I Fratelli Sisters, al cinema dal 2 maggio con Joaquin Phoenix, John C. Reilly e Jake Gyllenhaal, è il racconto di formazione di due criminali, fratelli e adulti, che in realtà non sono ancora maturati. “Charles e Eli Sisters sono come bambini: litigano, discutono, fanno peti e campeggi nella natura.” La maturità arriverà dopo e con essa, forse, anche un briciolo di ritrovata umanità.
Per Jacques Audiard quest'ultimo film, distribuito da Universal e in anteprima in questi giorni al festival del Nuovo Cinema Francese Rendez-vous, è una doppia novità: oltre a essere il suo debutto con il western, rappresenta anche il primo lavoro in inglese e il secondo, consecutivo, in una lingua non sua.

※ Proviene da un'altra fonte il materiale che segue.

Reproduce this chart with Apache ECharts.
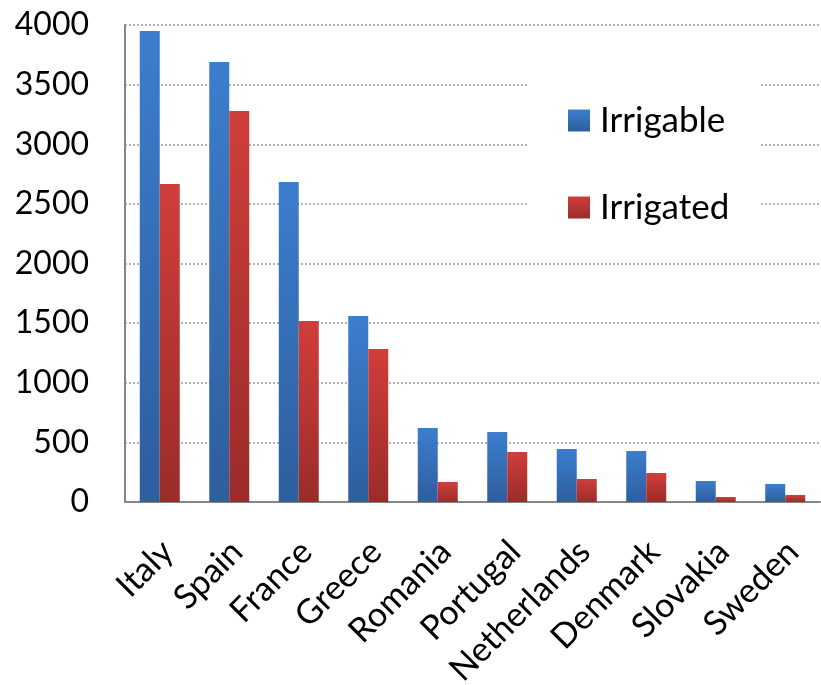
<!DOCTYPE html>
<html><head><meta charset="utf-8">
<script src="https://cdn.jsdelivr.net/npm/echarts@6/dist/echarts.min.js"></script>
<style>html,body{margin:0;padding:0;background:#fff}#c{width:821px;height:685px}</style>
</head><body><div id="c"></div>
<script>
var categories = ["Italy","Spain","France","Greece","Romania","Portugal","Netherlands","Denmark","Slovakia","Sweden"];
var irrigable = [3950, 3690, 2683, 1560, 621, 587, 444, 428, 176, 151];
var irrigated = [2667, 3279, 1518, 1283, 168, 419, 193, 243, 42, 59];
var yTicks = [0, 500, 1000, 1500, 2000, 2500, 3000, 3500, 4000];

function grad(top, bottom){
  return new echarts.graphic.LinearGradient(0,0,0,1,[{offset:0,color:top},{offset:1,color:bottom}]);
}
var blue = grad('#3c7ece','#2e5e9d');
var red = grad('#d03e3b','#9b2c2a');
var chart = echarts.init(document.getElementById('c'));
chart.setOption({
  animation:false,
  backgroundColor:'#fff',
  grid:{left:125,right:1,top:25,bottom:183,containLabel:false,outerBoundsMode:'none'},
  legend:{
    orient:'vertical', left:527, top:55,
    padding:[48,30,24,41], backgroundColor:'#fff',
    itemWidth:22, itemHeight:22, itemGap:52,
    icon:'rect',
    textStyle:{fontFamily:'Lato', fontSize:35, color:'#000', lineHeight:34, padding:[0,0,0,5]},
    data:['Irrigable','Irrigated']
  },
  xAxis:{
    type:'category', data:categories,
    axisLine:{lineStyle:{color:'#868686', width:2}},
    axisTick:{show:false},
    axisLabel:{rotate:45, interval:0, margin:52, padding:[0,-11,0,0], fontFamily:'Lato', fontSize:34, color:'#000'}
  },
  yAxis:{
    type:'value', min:yTicks[0], max:yTicks[yTicks.length-1], interval:500,
    axisLine:{show:true, lineStyle:{color:'#868686', width:2}},
    axisTick:{show:false},
    splitLine:{lineStyle:{color:'#9a9a9a', type:[2,2], width:1.5}},
    axisLabel:{margin:36, fontFamily:'Lato', fontSize:32, color:'#000', formatter:function(v){return String(v);}}
  },
  series:[
    {name:'Irrigable', type:'bar', data:irrigable, barWidth:20, barGap:'0%', itemStyle:{color:blue}},
    {name:'Irrigated', type:'bar', data:irrigated, barWidth:20, barGap:'0%', itemStyle:{color:red}}
  ]
});
</script></body></html>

“Forse” argomenta lui, al riguardo, “voglio distanziarmi da una lingua conosciuta, per modificare il mio rapporto con gli attori e con le loro interpretazioni. Come se avessi spontaneamente abbandonato un approccio più intellettuale, per uno più musicale.”
Il soggetto è ispirato al romanzo dello scrittore canadese Patrick DeWitt (omonimo in lingua originale, Arrivano i Sister da noi, edito da Neri Pozza per la collana Bloom). “Me l’ha proposto John C. Reilly, al Festival di Toronto, di adattare questo libro. Se l’avessi scoperto io stesso, l’avrei letto volentieri ma non l’avrei considerato come base per un film, mi sarebbe sembrato un western impossibile da realizzare.”
L’attore americano voleva fortemente questo ruolo: Eli Sisters, fratello di sangue e di sparatorie di Charlie, interpretato da un feroce Joaquin Phoenix. “John C. Reilly ha accumulato, nella sua carriera, molti ruoli secondari come caratterista, e il sistema americano può essere duro e claustrofobico quando si vuole fare il salto da un registro all’altro. Per farlo, si è rivolto a un regista straniero, e l’ha proposto a me.”
Ciò non significa che Audiard non abbia messo tutto se stesso nella realizzazione del film: “Abbiamo immaginato una versione completamente notturna, con i personaggi che appaiono e scompaiono nel buio come vampiri, una versione in bianco e nero, poi una rubata a un immaginario più fiabesco, con colori desaturati, matite chiare e sfondi pastello. Sono tutti esempi di stilizzazione delle immagini.”
C’è anche la cosiddetta “mano nera”, l’espediente di Audiard di simulare apertura e chiusura della palpebra attraverso l’uso della sua stessa mano, davanti alla telecamera. “Molto tempo fa, agli esordi, realizzavo film con strumenti basilari, che non permettevano alcuna raffinatezza. Così, per fare le dissolvenze usavo la mia mano per simulare l’effetto iride. Ora faccio la stessa cosa, anche se con strumentazione superiore.”